Carl King has nothing good to say about cycling along Seattle's Martin Luther King Jr. Way.

"It's dangerous, it's always been dangerous," he said.

Traffic moves quickly.

There's no bike lane.

"There's nowhere to ride. You have to risk your life to ride," King said. "Since I'm not leaving a carbon footprint I think it would be beneficial for everybody in the city if we had bike lanes everywhere."

As the city slowly builds a bicycle network, Southeast Seattle has long felt left out.

Tonya Ricks Sterr lives near Seward Park and says basic connections are missing.

"If you asked me how to get downtown from my house I couldn't really tell you a route," she said.

After an outcry over an earlier version of implementing Seattle's Bicycle Master Plan pushed back 25 miles of projects, the city added plans for a bike lane along a stretch of Martin Luther King Jr. Way just south of I-90.

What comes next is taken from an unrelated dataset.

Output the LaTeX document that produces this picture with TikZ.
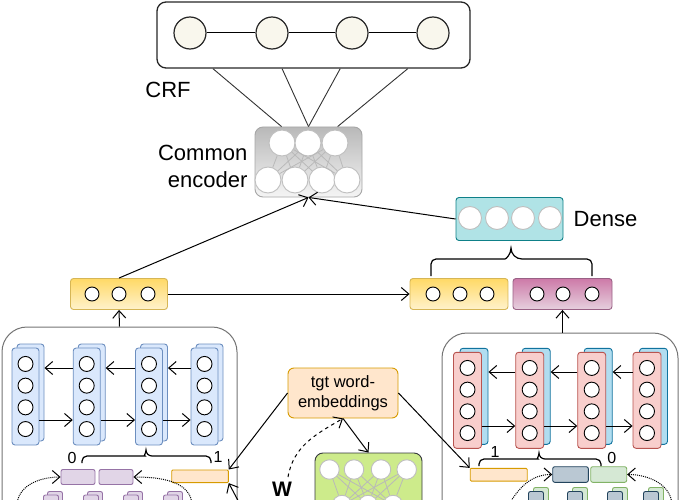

There's money to actually build that project, unlike the bike lanes planned on Beacon Avenue South that are only funded for study.

City officials say the latest plan builds 50 miles of new bike lanes by 2024 and studies another 29 miles, getting them ready to be built when funding is found.

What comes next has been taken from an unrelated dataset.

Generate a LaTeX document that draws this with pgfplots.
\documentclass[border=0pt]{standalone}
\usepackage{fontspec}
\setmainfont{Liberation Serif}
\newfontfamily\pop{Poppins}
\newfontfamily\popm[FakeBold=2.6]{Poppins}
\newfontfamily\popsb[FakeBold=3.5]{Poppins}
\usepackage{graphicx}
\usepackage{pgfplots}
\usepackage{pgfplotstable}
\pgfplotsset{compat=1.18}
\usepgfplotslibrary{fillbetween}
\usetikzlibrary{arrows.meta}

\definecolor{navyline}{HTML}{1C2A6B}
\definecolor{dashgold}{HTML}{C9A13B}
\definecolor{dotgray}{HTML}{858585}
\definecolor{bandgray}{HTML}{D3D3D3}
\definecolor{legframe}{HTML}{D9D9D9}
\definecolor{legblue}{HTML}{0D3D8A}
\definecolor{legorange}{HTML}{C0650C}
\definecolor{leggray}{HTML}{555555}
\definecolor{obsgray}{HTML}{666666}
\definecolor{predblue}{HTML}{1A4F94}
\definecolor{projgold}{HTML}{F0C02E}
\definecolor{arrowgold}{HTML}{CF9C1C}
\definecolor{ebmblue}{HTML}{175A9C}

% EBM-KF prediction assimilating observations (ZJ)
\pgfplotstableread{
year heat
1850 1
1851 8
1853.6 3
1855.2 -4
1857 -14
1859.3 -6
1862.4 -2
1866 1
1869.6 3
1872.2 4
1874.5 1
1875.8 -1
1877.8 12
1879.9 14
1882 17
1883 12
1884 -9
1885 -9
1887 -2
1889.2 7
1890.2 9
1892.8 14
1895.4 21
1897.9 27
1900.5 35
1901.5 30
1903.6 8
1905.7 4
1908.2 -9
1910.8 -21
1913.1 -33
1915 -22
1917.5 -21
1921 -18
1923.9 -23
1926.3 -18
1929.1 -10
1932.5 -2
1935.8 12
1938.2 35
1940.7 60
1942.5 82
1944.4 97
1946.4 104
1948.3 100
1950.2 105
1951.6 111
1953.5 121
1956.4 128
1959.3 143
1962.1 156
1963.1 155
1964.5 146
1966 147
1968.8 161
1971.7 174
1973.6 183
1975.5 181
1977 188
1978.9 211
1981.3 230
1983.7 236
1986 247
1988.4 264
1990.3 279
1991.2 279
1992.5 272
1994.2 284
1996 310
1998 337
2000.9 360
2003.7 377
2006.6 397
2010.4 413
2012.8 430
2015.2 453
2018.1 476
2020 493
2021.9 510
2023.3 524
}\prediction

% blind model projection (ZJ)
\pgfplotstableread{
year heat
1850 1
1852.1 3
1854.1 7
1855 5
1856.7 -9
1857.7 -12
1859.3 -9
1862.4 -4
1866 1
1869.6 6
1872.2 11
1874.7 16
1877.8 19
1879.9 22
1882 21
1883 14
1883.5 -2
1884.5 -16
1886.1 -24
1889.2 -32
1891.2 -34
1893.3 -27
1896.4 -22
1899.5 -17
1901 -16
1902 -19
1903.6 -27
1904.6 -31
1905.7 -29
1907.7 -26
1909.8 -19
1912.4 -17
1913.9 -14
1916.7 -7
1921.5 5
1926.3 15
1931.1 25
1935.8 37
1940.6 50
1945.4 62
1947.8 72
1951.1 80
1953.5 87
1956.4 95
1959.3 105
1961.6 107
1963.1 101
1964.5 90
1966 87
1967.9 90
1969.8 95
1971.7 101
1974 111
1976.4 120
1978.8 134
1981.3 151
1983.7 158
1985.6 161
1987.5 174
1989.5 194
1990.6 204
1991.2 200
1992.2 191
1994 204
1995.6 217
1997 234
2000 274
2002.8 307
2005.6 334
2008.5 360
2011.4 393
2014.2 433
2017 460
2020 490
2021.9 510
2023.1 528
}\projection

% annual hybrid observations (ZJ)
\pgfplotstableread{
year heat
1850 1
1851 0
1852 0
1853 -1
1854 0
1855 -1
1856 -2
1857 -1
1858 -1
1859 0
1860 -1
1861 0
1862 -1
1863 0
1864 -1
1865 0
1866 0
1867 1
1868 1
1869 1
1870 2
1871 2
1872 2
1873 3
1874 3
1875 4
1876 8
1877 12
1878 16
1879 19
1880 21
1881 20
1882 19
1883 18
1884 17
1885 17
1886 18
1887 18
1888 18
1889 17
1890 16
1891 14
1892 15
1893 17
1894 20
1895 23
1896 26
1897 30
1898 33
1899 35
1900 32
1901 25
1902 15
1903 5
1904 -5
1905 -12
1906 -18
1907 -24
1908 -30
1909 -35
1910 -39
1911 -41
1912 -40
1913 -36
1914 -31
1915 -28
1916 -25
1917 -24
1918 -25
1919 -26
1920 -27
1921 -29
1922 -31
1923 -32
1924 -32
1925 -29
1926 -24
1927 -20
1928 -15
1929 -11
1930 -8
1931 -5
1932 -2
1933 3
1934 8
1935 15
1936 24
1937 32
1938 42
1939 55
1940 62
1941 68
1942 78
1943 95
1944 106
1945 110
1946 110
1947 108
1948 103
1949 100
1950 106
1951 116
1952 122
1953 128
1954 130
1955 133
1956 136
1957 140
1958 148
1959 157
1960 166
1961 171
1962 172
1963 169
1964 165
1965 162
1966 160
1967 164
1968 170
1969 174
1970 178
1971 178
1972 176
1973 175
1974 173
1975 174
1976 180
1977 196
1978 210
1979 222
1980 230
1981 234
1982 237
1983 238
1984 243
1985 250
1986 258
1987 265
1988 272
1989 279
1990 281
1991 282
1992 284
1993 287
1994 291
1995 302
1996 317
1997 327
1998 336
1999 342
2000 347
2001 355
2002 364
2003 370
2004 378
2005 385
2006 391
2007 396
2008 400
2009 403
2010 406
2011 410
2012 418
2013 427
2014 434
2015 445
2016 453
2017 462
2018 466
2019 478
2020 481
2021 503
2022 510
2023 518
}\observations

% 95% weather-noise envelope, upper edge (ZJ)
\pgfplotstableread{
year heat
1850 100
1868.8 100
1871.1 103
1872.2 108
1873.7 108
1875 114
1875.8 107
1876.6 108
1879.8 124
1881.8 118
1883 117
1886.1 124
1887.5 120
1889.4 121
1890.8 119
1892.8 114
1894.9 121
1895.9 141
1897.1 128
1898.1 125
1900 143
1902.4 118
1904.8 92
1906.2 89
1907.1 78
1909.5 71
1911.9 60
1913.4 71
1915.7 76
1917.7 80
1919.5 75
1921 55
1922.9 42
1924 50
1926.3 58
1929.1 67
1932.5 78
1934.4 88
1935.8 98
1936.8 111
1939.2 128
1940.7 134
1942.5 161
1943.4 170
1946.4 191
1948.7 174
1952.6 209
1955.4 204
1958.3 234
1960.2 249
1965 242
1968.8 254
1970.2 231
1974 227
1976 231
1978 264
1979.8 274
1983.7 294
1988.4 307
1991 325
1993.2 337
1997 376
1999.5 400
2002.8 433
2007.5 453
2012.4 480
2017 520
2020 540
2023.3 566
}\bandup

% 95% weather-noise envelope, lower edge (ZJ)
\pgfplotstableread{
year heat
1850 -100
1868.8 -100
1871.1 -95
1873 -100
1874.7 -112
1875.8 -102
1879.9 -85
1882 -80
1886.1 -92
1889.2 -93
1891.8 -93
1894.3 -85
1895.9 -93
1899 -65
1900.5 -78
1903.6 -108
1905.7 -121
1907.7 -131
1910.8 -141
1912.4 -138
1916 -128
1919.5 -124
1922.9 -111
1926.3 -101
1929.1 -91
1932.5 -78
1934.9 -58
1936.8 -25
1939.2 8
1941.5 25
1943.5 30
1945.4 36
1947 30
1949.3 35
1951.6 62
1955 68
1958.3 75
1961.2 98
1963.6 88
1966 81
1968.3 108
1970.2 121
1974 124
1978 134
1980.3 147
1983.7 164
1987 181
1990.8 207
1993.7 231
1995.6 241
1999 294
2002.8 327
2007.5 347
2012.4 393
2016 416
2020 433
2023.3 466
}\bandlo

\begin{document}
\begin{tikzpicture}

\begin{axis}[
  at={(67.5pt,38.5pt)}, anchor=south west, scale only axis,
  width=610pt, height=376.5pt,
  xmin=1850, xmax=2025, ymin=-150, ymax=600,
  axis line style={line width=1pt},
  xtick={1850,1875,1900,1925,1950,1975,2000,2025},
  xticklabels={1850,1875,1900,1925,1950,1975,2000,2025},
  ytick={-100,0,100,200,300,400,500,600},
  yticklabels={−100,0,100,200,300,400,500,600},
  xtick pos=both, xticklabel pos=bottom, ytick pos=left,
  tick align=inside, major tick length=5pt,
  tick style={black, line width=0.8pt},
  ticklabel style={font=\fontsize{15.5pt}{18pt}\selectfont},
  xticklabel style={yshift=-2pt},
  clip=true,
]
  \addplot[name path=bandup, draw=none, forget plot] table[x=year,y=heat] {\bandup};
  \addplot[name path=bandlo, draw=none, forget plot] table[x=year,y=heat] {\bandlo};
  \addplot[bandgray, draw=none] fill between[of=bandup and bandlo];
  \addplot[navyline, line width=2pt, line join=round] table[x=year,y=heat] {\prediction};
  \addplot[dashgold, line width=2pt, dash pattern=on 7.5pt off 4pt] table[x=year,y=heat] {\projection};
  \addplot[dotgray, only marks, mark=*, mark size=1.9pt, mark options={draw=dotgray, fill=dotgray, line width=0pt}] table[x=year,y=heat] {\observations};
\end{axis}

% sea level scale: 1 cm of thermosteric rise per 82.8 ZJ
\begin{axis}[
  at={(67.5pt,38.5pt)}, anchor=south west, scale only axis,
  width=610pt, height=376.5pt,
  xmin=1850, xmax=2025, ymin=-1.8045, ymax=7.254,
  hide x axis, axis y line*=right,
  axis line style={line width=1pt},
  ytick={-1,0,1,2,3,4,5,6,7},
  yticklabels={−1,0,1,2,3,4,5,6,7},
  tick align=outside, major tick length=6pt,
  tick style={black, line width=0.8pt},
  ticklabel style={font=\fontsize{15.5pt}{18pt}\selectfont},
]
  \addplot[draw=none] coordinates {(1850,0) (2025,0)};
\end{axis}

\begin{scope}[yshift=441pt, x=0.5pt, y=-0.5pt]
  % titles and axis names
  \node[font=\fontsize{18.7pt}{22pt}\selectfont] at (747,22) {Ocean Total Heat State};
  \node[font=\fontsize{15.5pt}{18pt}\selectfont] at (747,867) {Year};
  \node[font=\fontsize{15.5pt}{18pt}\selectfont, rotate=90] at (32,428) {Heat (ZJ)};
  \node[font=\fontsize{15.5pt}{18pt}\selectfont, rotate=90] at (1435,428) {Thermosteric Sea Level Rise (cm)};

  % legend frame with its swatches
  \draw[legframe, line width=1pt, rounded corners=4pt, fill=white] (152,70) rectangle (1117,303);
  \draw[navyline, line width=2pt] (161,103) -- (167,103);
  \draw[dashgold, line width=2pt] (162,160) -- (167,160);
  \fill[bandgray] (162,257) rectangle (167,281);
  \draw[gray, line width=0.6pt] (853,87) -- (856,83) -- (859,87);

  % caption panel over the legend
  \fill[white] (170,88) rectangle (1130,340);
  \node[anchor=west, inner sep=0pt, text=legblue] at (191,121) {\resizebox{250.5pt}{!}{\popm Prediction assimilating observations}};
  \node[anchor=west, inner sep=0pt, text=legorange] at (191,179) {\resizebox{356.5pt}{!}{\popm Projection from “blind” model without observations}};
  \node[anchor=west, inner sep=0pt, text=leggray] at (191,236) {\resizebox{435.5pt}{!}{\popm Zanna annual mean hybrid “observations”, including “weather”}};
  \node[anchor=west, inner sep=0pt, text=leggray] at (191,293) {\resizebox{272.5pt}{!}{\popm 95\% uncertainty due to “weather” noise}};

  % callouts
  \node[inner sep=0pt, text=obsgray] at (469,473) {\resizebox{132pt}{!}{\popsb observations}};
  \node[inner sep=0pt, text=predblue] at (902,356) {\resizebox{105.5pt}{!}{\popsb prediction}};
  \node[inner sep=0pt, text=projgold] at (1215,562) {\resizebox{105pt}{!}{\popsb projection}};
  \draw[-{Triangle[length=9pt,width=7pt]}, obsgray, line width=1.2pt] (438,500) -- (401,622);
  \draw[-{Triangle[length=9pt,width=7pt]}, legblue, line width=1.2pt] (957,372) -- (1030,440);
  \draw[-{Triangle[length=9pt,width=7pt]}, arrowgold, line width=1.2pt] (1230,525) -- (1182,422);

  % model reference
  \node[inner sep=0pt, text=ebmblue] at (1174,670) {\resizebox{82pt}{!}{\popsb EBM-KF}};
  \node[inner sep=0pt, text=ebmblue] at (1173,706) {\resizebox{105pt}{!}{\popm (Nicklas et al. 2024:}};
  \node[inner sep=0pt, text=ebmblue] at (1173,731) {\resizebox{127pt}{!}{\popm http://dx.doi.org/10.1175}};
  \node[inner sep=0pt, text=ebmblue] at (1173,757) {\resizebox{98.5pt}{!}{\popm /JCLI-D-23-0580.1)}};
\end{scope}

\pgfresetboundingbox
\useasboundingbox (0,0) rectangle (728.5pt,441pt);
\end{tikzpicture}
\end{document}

"Having them in a plan isn't enough. We need to build those projects," said Vicky Clarke of Cascade Bicycle Club.

The new plan also downgrades a two-way protected bike lane on Fourth Avenue downtown to a lane that only goes north.

City officials say a two-way lane could slow traffic, adding up to five minutes to bus trips.

"Those numbers are worrisome to us. We still want to deliver the best possible facility out there for both transit riders and bicyclists but we have a little more work today before we're ready to commit to a two way facility," said Jim Curtin of the Seattle Department of Transportation.

Clarke called the scaling back of the 4th Avenue plan "disconcerting" and said with the rise of electric scooters and other small wheeled devices, it's important they have somewhere to go.